Postby David Entwistle » Sat Oct 27, 2012 2:34 am

:geek: G. Jeffrey Taylor and Linda M. V. Martel, from the Hawai'i Institute of Geophysics and Planetology have provided a summary report from the recent meeting Exploring the Mantle of Mars. You can read the report on the Planetary Science Research Discoveries (PSRD) web site here, or in pdf form here.

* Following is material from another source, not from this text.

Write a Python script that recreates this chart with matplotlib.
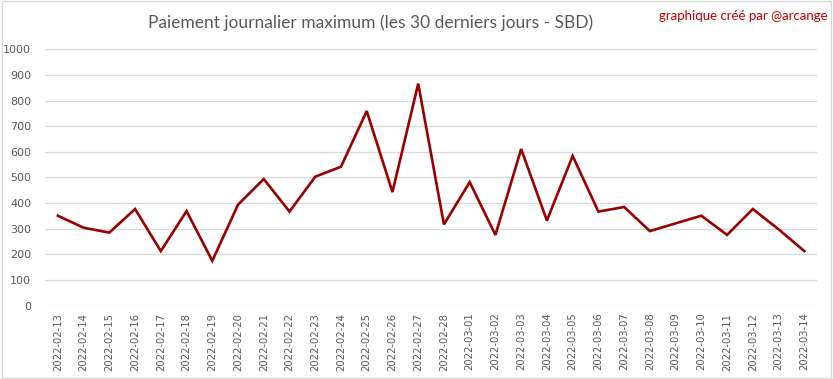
import matplotlib
matplotlib.use("Agg")
import matplotlib.pyplot as plt
from matplotlib.patches import Rectangle

dates = ["2022-02-13", "2022-02-14", "2022-02-15", "2022-02-16", "2022-02-17",
         "2022-02-18", "2022-02-19", "2022-02-20", "2022-02-21", "2022-02-22",
         "2022-02-23", "2022-02-24", "2022-02-25", "2022-02-26", "2022-02-27",
         "2022-02-28", "2022-03-01", "2022-03-02", "2022-03-03", "2022-03-04",
         "2022-03-05", "2022-03-06", "2022-03-07", "2022-03-08", "2022-03-09",
         "2022-03-10", "2022-03-11", "2022-03-12", "2022-03-13", "2022-03-14"]
max_payout = [351, 304, 285, 377, 213, 369, 175, 394, 494, 367,
              503, 542, 759, 443, 866, 317, 482, 276, 611, 332,
              584, 367, 385, 291, 321, 351, 276, 377, 298, 213]

fig = plt.figure(figsize=(8.33, 3.79), dpi=100)
ax = fig.add_axes([0.054, 0.1934, 0.927, 0.6766])

x = range(len(dates))
ax.plot(x, max_payout, color="#990000", lw=1.9, solid_joinstyle="miter")

ax.set_xlim(-0.5, len(dates) - 0.5)
ax.set_ylim(0, 1000)
ax.set_yticks(range(0, 1001, 100))
ax.set_xticks(list(x))
ax.set_xticklabels(dates, rotation=90)
ax.yaxis.grid(True, color="#d9d9d9", lw=0.9)
ax.set_axisbelow(True)
for s in ax.spines.values():
    s.set_visible(False)
ax.tick_params(axis="both", length=0, colors="#595959")
ax.tick_params(axis="y", pad=10, labelsize=8)
ax.tick_params(axis="x", pad=5, labelsize=7.2)

fig.text(0.445, 0.94, "Paiement journalier maximum (les 30 derniers jours - SBD)",
         ha="center", va="center", fontsize=12.5, color="#595959", family="Lato")
fig.text(0.994, 0.958, "graphique créé par @arcange", ha="right", va="center",
         fontsize=9.5, color="#c00000", family="Lato")

fig.patches.append(Rectangle((0.002, 0.003), 0.996, 0.994, transform=fig.transFigure,
                             fill=False, edgecolor="#d9d9d9", lw=1))

fig.savefig("out.png", dpi=100)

About 65 Mars specialists met at the Lunar and Planetary Institute in Houston, Texas, September 10-12, 2012, to discuss what we know about the mantle of Mars from meteorites, high-pressure experiments, geophysical and remote sensing data, and theory. The valuable but incomplete meteorite record shows clearly that Mars melted and differentiated into a dense iron-rich core and rocky mantle 4.5 billion years ago. This event produced chemically distinct regions of the mantle that finally melted hundreds of millions of years ago to make the magmas that produced the meteorites. Other melting events produced the older portions of the crust, most of which formed before 3.5 billion years ago. Still unknown are how many distinctive source regions formed, when they melted to form magmas, how they melted, the vigor of mantle convection and how the distinctive regions were preserved during convection, and whether the mantle has mineralogical changes with depth. Planetary scientists hope that additional meteorite samples, the current Curiosity rover mission, the geophysical InSight mission, and the future Mars Sample Return mission will give them crucial information to answer these questions.